# Given data
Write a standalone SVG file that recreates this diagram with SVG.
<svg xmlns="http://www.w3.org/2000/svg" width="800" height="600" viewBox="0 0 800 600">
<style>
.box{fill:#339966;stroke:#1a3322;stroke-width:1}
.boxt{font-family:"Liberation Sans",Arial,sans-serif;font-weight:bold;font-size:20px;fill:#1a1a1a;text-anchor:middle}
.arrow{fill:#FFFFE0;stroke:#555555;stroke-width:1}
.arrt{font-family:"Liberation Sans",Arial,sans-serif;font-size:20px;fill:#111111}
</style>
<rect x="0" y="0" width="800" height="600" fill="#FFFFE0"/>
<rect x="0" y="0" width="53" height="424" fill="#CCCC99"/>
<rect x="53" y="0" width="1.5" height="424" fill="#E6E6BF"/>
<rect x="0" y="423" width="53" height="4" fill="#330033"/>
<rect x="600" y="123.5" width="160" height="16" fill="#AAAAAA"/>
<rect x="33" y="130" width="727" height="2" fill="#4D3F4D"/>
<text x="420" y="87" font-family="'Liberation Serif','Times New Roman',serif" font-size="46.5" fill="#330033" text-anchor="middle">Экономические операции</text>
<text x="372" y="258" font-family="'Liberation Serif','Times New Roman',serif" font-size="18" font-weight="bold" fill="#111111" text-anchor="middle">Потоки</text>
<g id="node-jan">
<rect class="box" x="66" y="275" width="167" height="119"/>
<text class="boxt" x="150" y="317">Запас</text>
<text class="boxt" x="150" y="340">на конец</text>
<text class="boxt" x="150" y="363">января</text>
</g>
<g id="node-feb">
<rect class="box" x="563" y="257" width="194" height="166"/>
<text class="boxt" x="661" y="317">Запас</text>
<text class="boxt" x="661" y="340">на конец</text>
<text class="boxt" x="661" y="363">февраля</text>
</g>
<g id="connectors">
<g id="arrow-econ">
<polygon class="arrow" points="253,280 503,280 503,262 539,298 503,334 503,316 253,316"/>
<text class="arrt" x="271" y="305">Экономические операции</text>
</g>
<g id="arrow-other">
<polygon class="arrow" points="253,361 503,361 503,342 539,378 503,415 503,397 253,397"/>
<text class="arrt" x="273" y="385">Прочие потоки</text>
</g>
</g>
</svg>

# The task
Recopy all the lines exactly as they appear.

# Answer to this exercise
Write a standalone SVG file that recreates this diagram with SVG.
<svg xmlns="http://www.w3.org/2000/svg" width="800" height="600" viewBox="0 0 800 600">
<style>
.box{fill:#339966;stroke:#1a3322;stroke-width:1}
.boxt{font-family:"Liberation Sans",Arial,sans-serif;font-weight:bold;font-size:20px;fill:#1a1a1a;text-anchor:middle}
.arrow{fill:#FFFFE0;stroke:#555555;stroke-width:1}
.arrt{font-family:"Liberation Sans",Arial,sans-serif;font-size:20px;fill:#111111}
</style>
<rect x="0" y="0" width="800" height="600" fill="#FFFFE0"/>
<rect x="0" y="0" width="53" height="424" fill="#CCCC99"/>
<rect x="53" y="0" width="1.5" height="424" fill="#E6E6BF"/>
<rect x="0" y="423" width="53" height="4" fill="#330033"/>
<rect x="600" y="123.5" width="160" height="16" fill="#AAAAAA"/>
<rect x="33" y="130" width="727" height="2" fill="#4D3F4D"/>
<text x="420" y="87" font-family="'Liberation Serif','Times New Roman',serif" font-size="46.5" fill="#330033" text-anchor="middle">Экономические операции</text>
<text x="372" y="258" font-family="'Liberation Serif','Times New Roman',serif" font-size="18" font-weight="bold" fill="#111111" text-anchor="middle">Потоки</text>
<g id="node-jan">
<rect class="box" x="66" y="275" width="167" height="119"/>
<text class="boxt" x="150" y="317">Запас</text>
<text class="boxt" x="150" y="340">на конец</text>
<text class="boxt" x="150" y="363">января</text>
</g>
<g id="node-feb">
<rect class="box" x="563" y="257" width="194" height="166"/>
<text class="boxt" x="661" y="317">Запас</text>
<text class="boxt" x="661" y="340">на конец</text>
<text class="boxt" x="661" y="363">февраля</text>
</g>
<g id="connectors">
<g id="arrow-econ">
<polygon class="arrow" points="253,280 503,280 503,262 539,298 503,334 503,316 253,316"/>
<text class="arrt" x="271" y="305">Экономические операции</text>
</g>
<g id="arrow-other">
<polygon class="arrow" points="253,361 503,361 503,342 539,378 503,415 503,397 253,397"/>
<text class="arrt" x="273" y="385">Прочие потоки</text>
</g>
</g>
</svg>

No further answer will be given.